_Exercise objective_
Write out only the lines from the start of the entries up to and including the line with "plt.rcParams['font.family'] = ['Liberation"; please skip the pictures.

_Supplied material_

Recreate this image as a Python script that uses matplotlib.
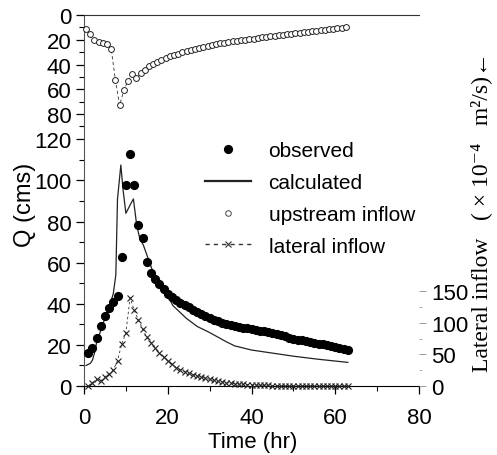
import matplotlib
matplotlib.use("Agg")
import matplotlib.pyplot as plt
from matplotlib.lines import Line2D
from matplotlib.ticker import MultipleLocator, FixedLocator

plt.rcParams['font.family'] = ['Liberation Sans', 'DejaVu Sans']

# ---------------- data ----------------
obs_t = list(range(1, 64))
obs_q = [16, 18.5, 23.5, 29, 34, 38, 41, 44, 63, 98, 113, 98, 78.5, 72, 60.5,
         55, 52, 49.5, 47, 45, 43.5, 42, 40.5, 39.5, 38.5, 37, 36, 35, 34, 33,
         32.3, 31.5, 30.8, 30.2, 29.6, 29.2, 28.8, 28.4, 28, 27.7, 27.3, 27,
         26.6, 26.2, 25.8, 25.3, 24.8, 24.2, 23.5, 23, 22.6, 22.2, 21.8, 21.4,
         21, 20.6, 20.2, 19.8, 19.4, 19, 18.5, 18, 17.5]

calc_t = [0.5, 1.5, 2.0, 2.5, 3.0, 4.0, 5.0, 6.0, 7.0, 7.6, 8.0, 8.8, 9.3, 10.0,
          11.0, 11.8, 12.6, 13.3, 14.2, 16.2, 17.4, 19.6, 21.2, 24.4, 27.0, 30.0,
          34.0, 36.0, 40.0, 44.0, 50.0, 56.0, 63.0]
calc_q = [10, 11, 12.5, 16, 21, 27, 33, 38, 45, 54, 91, 107.5, 96, 84,
          88, 91, 78, 72, 68.4, 57, 52.2, 45.7, 39.2, 33, 29, 26,
          21.5, 19.5, 17.5, 16.3, 14.5, 13, 11.5]

up_t = [0.5 + i for i in range(63)]
up_q = [11, 15, 20, 21.5, 22.5, 23.5, 27.5, 52.5, 73, 61, 53, 47.5, 51, 47,
        44.2, 41.5, 39.6, 37.8, 36.2, 34.6, 33.4, 32.3, 31.2, 30.2, 29.2, 28.2,
        27.2, 26.3, 25.5, 24.8, 24.2, 23.6, 23, 22.4, 21.8, 21.3, 20.8, 20.3,
        19.8, 19.4, 19, 18.5, 18, 17.6, 17.2, 16.8, 16.4, 15.9, 15.5, 15.1,
        14.7, 14.3, 13.9, 13.5, 13.1, 12.7, 12.3, 12, 11.6, 11.2, 10.9, 10.5, 10.1]

lat_t = list(range(1, 64))
lat_q = [0, 5, 10.5, 8, 15, 18.7, 25.5, 40, 66.5, 84, 140, 120, 105, 90.4, 77,
         69, 61, 52, 46, 40, 34.6, 29.3, 26, 23, 20.5, 18, 16, 14, 12, 10.5,
         9, 7.5, 6.5, 5.5, 4.5, 3.8, 3.2, 2.7, 2.2, 1.8, 1.5, 1.2, 1, 0.8, 0.6,
         0.5, 0.4, 0.3, 0.2, 0.2, 0.1, 0.1, 0, 0, 0, 0, 0, 0, 0, 0, 0, 0, 0]

x_ticks = [0, 20, 40, 60, 80]
q_ticks = [0, 20, 40, 60, 80, 100, 120]
up_ticks = [0, 20, 40, 60, 80]
lat_ticks = [0, 50, 100, 150]

# ---------------- figure ----------------
W, H = 497, 456
fig = plt.figure(figsize=(W / 100, H / 100), dpi=100)

def fx(px):
    return px / W

def fy(py):
    return 1 - py / H

x0, x1 = 84, 419
ax = fig.add_axes([fx(x0), fy(387), fx(x1) - fx(x0), fy(128) - fy(387)])
axt = fig.add_axes([fx(x0), fy(128), fx(x1) - fx(x0), fy(16) - fy(128)])
axr = ax.twinx()

TICK_FS = 16

# bottom axes
ax.set_xlim(0, 80)
ax.set_ylim(0, 126)
ax.plot(calc_t, calc_q, color='#222222', lw=0.9, zorder=3)
ax.plot(obs_t, obs_q, 'o', color='black', ms=5.6, zorder=4, clip_on=False)
ax.set_xticks(x_ticks)
ax.set_yticks(q_ticks)
ax.xaxis.set_minor_locator(MultipleLocator(10))
ax.yaxis.set_minor_locator(MultipleLocator(10))
for s in ['top', 'right']:
    ax.spines[s].set_visible(False)
ax.spines['left'].set_color('#555555')
ax.tick_params(axis='both', which='major', labelsize=TICK_FS, length=6, width=0.9, pad=3)
ax.tick_params(axis='both', which='minor', length=3.5, width=0.8)
ax.tick_params(axis='x', pad=9)

# right axis (lateral inflow)
ratio = 150 / 46.0
axr.plot(lat_t, lat_q, color='#333333', lw=0.6, ls=(0, (3, 3)), zorder=2)
axr.plot(lat_t, lat_q, 'x', color='#222222', ms=4.5, mew=0.8, zorder=3, clip_on=False)
axr.set_yticks(lat_ticks)
axr.yaxis.set_minor_locator(FixedLocator([25, 75, 125]))
axr.set_ylim(0, 126 * ratio)
for s in ['top', 'left', 'bottom', 'right']:
    axr.spines[s].set_visible(False)
axr.tick_params(axis='y', which='major', labelsize=TICK_FS, length=5, width=0.7,
                color='#999999', pad=4)
axr.tick_params(axis='y', which='minor', length=2, width=0.7, color='#aaaaaa')

# top axes (upstream inflow, inverted)
axt.set_xlim(0, 80)
axt.set_ylim(90.5, 0)
axt.plot(up_t, up_q, color='#333333', lw=0.6, ls=(0, (4, 3)), zorder=2)
axt.plot(up_t, up_q, 'o', mfc='white', mec='#222222', ms=4.2, mew=0.7, zorder=3, clip_on=False)
axt.set_yticks(up_ticks)
axt.yaxis.set_minor_locator(MultipleLocator(10))
axt.set_xticks([])
axt.patch.set_alpha(0)
for s in ['bottom', 'right']:
    axt.spines[s].set_visible(False)
axt.spines['top'].set_color('#333333')
axt.spines['left'].set_color('#555555')
axt.tick_params(axis='y', which='major', labelsize=TICK_FS, length=6, width=0.9, pad=3)
axt.tick_params(axis='y', which='minor', length=3.5, width=0.8)

# labels
fig.text(fx(25), fy(205), 'Q (cms)', rotation=90, ha='center', va='center', fontsize=17)
fig.text(fx(253), fy(443), 'Time (hr)', ha='center', va='center', fontsize=16)
fig.text(fx(481), fy(212), 'Lateral inflow   ( \u00d7 10\u207b\u2074   m\u00b2/s)\u2190',
         rotation=90, ha='center', va='center', fontsize=17,
         family=['Liberation Serif', 'DejaVu Serif'])

# legend
handles = [
    Line2D([], [], ls='none', marker='o', color='black', ms=5.6),
    Line2D([], [], color='#222222', lw=1.6),
    Line2D([], [], ls='none', marker='o', mfc='white', mec='#444444', ms=4, mew=0.7),
    Line2D([], [], color='#333333', lw=1.0, ls=(0, (3, 3)), marker='x', ms=5, mew=0.8),
]
labels = ['observed', 'calculated', 'upstream inflow', 'lateral inflow']
ax.legend(handles, labels, loc='upper left', bbox_to_anchor=(fx(205), fy(142)),
          bbox_transform=fig.transFigure, frameon=False, fontsize=15,
          borderpad=0, borderaxespad=0, handlelength=2.2, handletextpad=0.85,
          labelspacing=0.62)

fig.savefig('out.png', dpi=100)
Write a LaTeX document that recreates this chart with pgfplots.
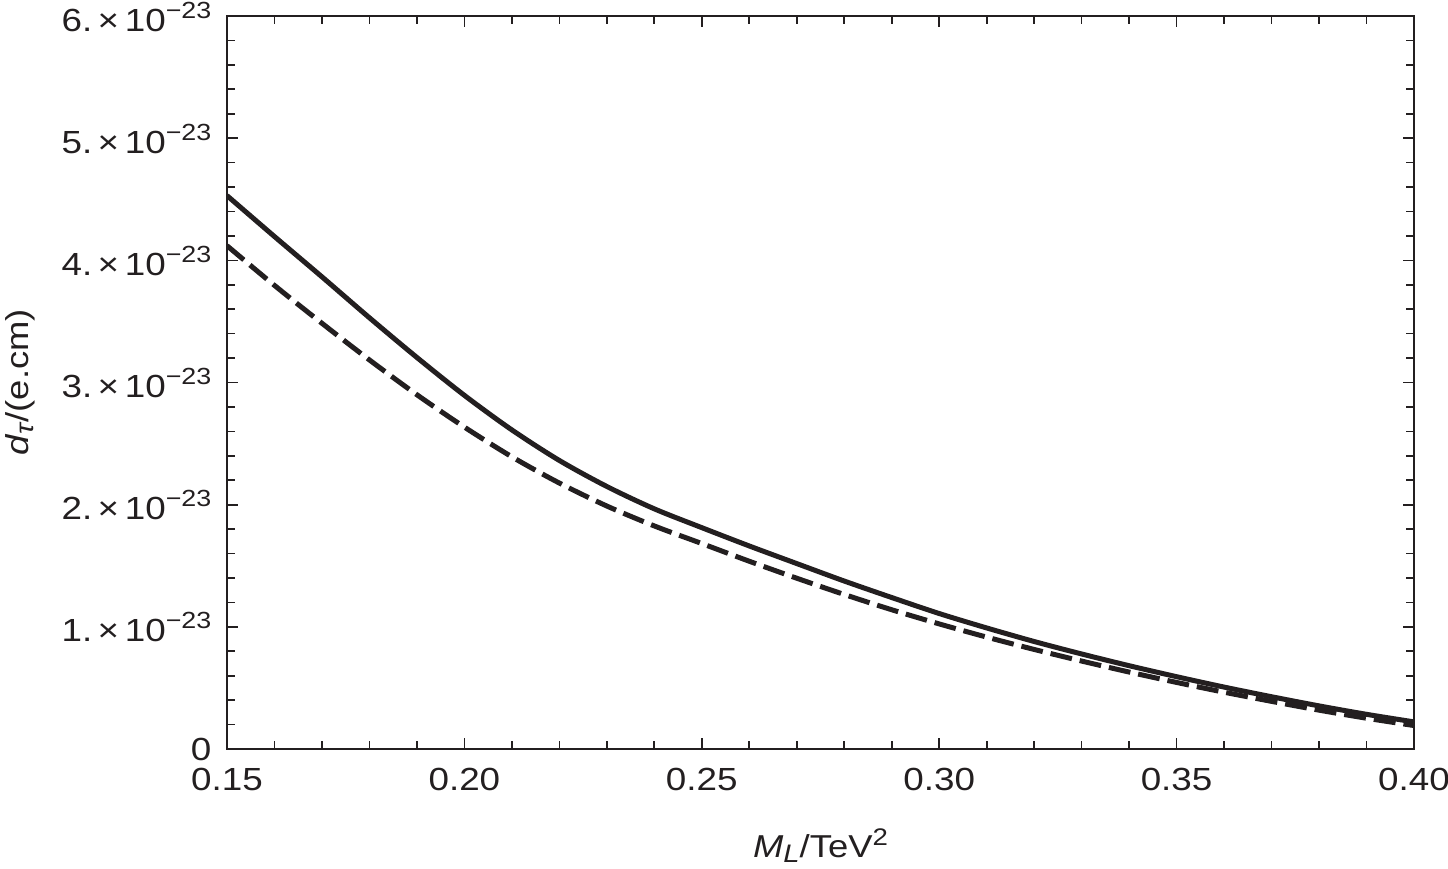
\documentclass[border=0pt]{standalone}
\usepackage{fontspec}
\setmainfont{Liberation Sans}[FakeStretch=1.15]
\usepackage{pgfplots}
\pgfplotsset{compat=1.18}
\definecolor{ink}{RGB}{35,31,32}
\newcommand{\sct}[1]{#1.\hspace{1.6pt}×\hspace{1.7pt}10\raisebox{3.9pt}{\fontsize{7}{8}\selectfont −23}}
\begin{document}
\begin{tikzpicture}
\begin{axis}[
  at={(0,0)}, anchor=south west,
  scale only axis, width=356.1pt, height=219.9pt,
  xmin=0.15, xmax=0.40, ymin=0, ymax=6,
  xtick={0.15,0.2,0.25,0.3,0.35,0.4},
  xticklabels={0.15,0.20,0.25,0.30,0.35,0.40},
  ytick={0,1,2,3,4,5,6},
  yticklabels={\raisebox{1.1pt}{0},\sct{1},\sct{2},\sct{3},\sct{4},\sct{5},\sct{6}},
  minor x tick num=4, minor y tick num=4,
  major tick length=3.3pt, minor tick length=2.4pt,
  every tick/.style={ink, line width=0.5pt},
  axis line style={ink, line width=0.6pt},
  tick label style={font=\fontsize{9.6}{11}\selectfont, text=ink},
  xticklabel style={anchor=base, yshift=-12.3pt, inner sep=0pt},
  yticklabel style={anchor=base east, xshift=-4.5pt, yshift=-4.5pt, inner sep=0pt},
  xlabel={\textit{M}\raisebox{-1.5pt}{\fontsize{7.6}{8}\selectfont\textit{L}}/TeV\raisebox{3.5pt}{\fontsize{7.2}{8}\selectfont 2}},
  ylabel={\textit{d}\raisebox{-1.5pt}{\fontsize{7.6}{8}\selectfont\textit{τ}}/(e.cm)},
  label style={font=\fontsize{9.5}{11}\selectfont, text=ink},
  xlabel style={at={(axis description cs:0.5,0)}, anchor=base, yshift=-32.4pt, inner sep=0pt},
  ylabel style={at={(axis description cs:-0.1744,0.5)}, anchor=center, inner sep=0pt},
]
\addplot[ink, line width=1.5pt, smooth] coordinates {
(0.15,4.53) (0.16,4.195) (0.17,3.865) (0.18,3.53) (0.19,3.205) (0.20,2.895)
(0.21,2.612) (0.22,2.362) (0.23,2.149) (0.24,1.966) (0.25,1.812) (0.26,1.662)
(0.27,1.518) (0.28,1.375) (0.29,1.24) (0.30,1.109) (0.31,0.991) (0.32,0.88)
(0.33,0.778) (0.34,0.682) (0.35,0.592) (0.36,0.507) (0.37,0.428) (0.38,0.353)
(0.39,0.284) (0.40,0.222)
};
\addplot[ink, line width=1.5pt, smooth, dash pattern=on 6.6pt off 2.4pt] coordinates {
(0.15,4.12) (0.16,3.795) (0.17,3.485) (0.18,3.185) (0.19,2.90) (0.20,2.635)
(0.21,2.392) (0.22,2.177) (0.23,1.989) (0.24,1.826) (0.25,1.682) (0.26,1.537)
(0.27,1.398) (0.28,1.265) (0.29,1.14) (0.30,1.024) (0.31,0.916) (0.32,0.815)
(0.33,0.72) (0.34,0.63) (0.35,0.545) (0.36,0.465) (0.37,0.39) (0.38,0.318)
(0.39,0.252) (0.40,0.192)
};
\end{axis}
\pgfresetboundingbox
\path[use as bounding box] (-68.1pt,-35.7pt) rectangle (366.3pt,224.7pt);
\end{tikzpicture}
\end{document}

_Solution below_
Recreate this image as a Python script that uses matplotlib.
import matplotlib
matplotlib.use("Agg")
import matplotlib.pyplot as plt
from matplotlib.lines import Line2D
from matplotlib.ticker import MultipleLocator, FixedLocator

plt.rcParams['font.family'] = ['Liberation Sans', 'DejaVu Sans']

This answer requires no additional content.